Mírame directamente a los ojos y te lo digo: ¡No queremos una nuera de pacotilla!
Tengo 57 años, no tengo familia ni hijos, pero quiero dar un consejo a todos los padres: no se entrometan en la vida de sus hijas e hijos, no les obliguen a vivir bajo sus reglas, porque no es seguro que lo que les hace felices a ustedes los hará felices a ellos.
Soy el ejemplo vivo de cómo, en su afán por darme lo mejor, mi madre y mi padre me separaron de la mujer que amaba más que a mí mismo.
Marisol era de una familia humilde, mientras que mis padres tenían tierras heredadas y propiedades, y se creían superiores.
Cuando la llevé a presentárselas, la echaron sin miramientos, diciendo que no iban a soportar a una nuera sin un duro. Y ella se fue, dolida pero con la cabeza bien alta.

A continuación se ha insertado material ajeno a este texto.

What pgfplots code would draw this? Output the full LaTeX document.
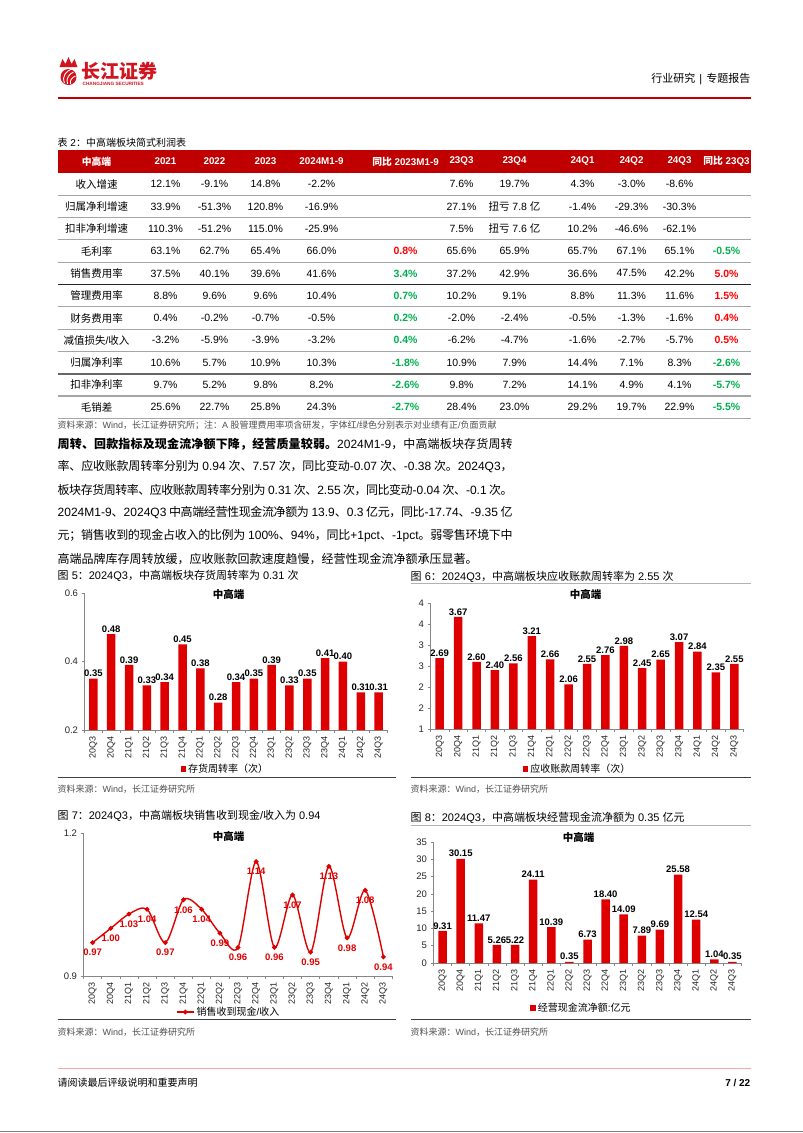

Se negó a que nos fuéramos juntos lejos de allí.
Decía que, tarde o temprano, mis padres harían lo imposible por separarnos.
Acabó casándose con un vecino suyo, que tampoco tenía nada.
Pero los dos trabajaron duro y se construyeron una casa en las afueras del pueblo.
Tuvieron tres hijos, y cada vez que la veía por la calle, siempre estaba sonriente y parecía feliz.
Una vez le pregunté si amaba a su marido.
Me respondió que había entendido que para una familia lo más importante eran la estabilidad y el entendimiento entre los cónyuges. Si eso faltaba, con solo amor no se vive.
No estaba de acuerdo, pero no podía discutirle; no tenía derecho, porque me sentí como un traidor.
Nunca superé a Marisol y, a diferencia de ella, no me casé.
No me veía viviendo con otra mujer y teniendo hijos sin amarla.
Mis padres intentaron casarme con chicas que les gustaban y que creían adecuadas para mí, pero siempre me negué rotundamente.
Al final se resignaron y empezaron a rogarme que eligiera a alguien por mí mismo, para continuar el apellido.
Pero yo no quería a nadie más que a Marisol. Y ella, hacía mucho, había rehecho su vida, sin espacio para mí.
Mis padres envejecieron, enfermaron y, uno tras otro, se fueron.
Me quedé solo en nuestra enorme casa de tres plantas.
Cada vez veo menos a mis amigos, porque ahora están ocupados con sus nietos y no tienen tiempo para mí. Y yo también los evito.
Me alegro de su felicidad, pero también me duele.
Los fines de semana, lleno mi tiempo pintando y arreglando los columpios, toboganes y bancos de los parques infantiles del pueblo.
A veces también ayudo en los patios de las guarderías.
Me gusta hacerlo, completamente voluntario y sin cobrar, porque no necesito el dinero. Así hago felices a los niños y nietos de otros.
Vendí todas las tierras y propiedades de mis padres.
Con lo que obtuve, hice donaciones a varias escuelas y orfanatos.
Un amigo me preguntó por qué no ayudaba también a algún asilo de ancianos. Pero no quiero.
Por muy duro que suene, así me vengo de mis padres, por los que me quedé solo.
Además, el futuro son los niños, no los viejos, ¿no?
Ellos necesitan más cuidado y un buen comienzo.
Y cuando muera, mi casa pasará a ser propiedad del colegio donde estudié.
Si quieren usarla para algo, bien. Si no, que la vendan.
¡Lo importante es que sirva para algo bueno!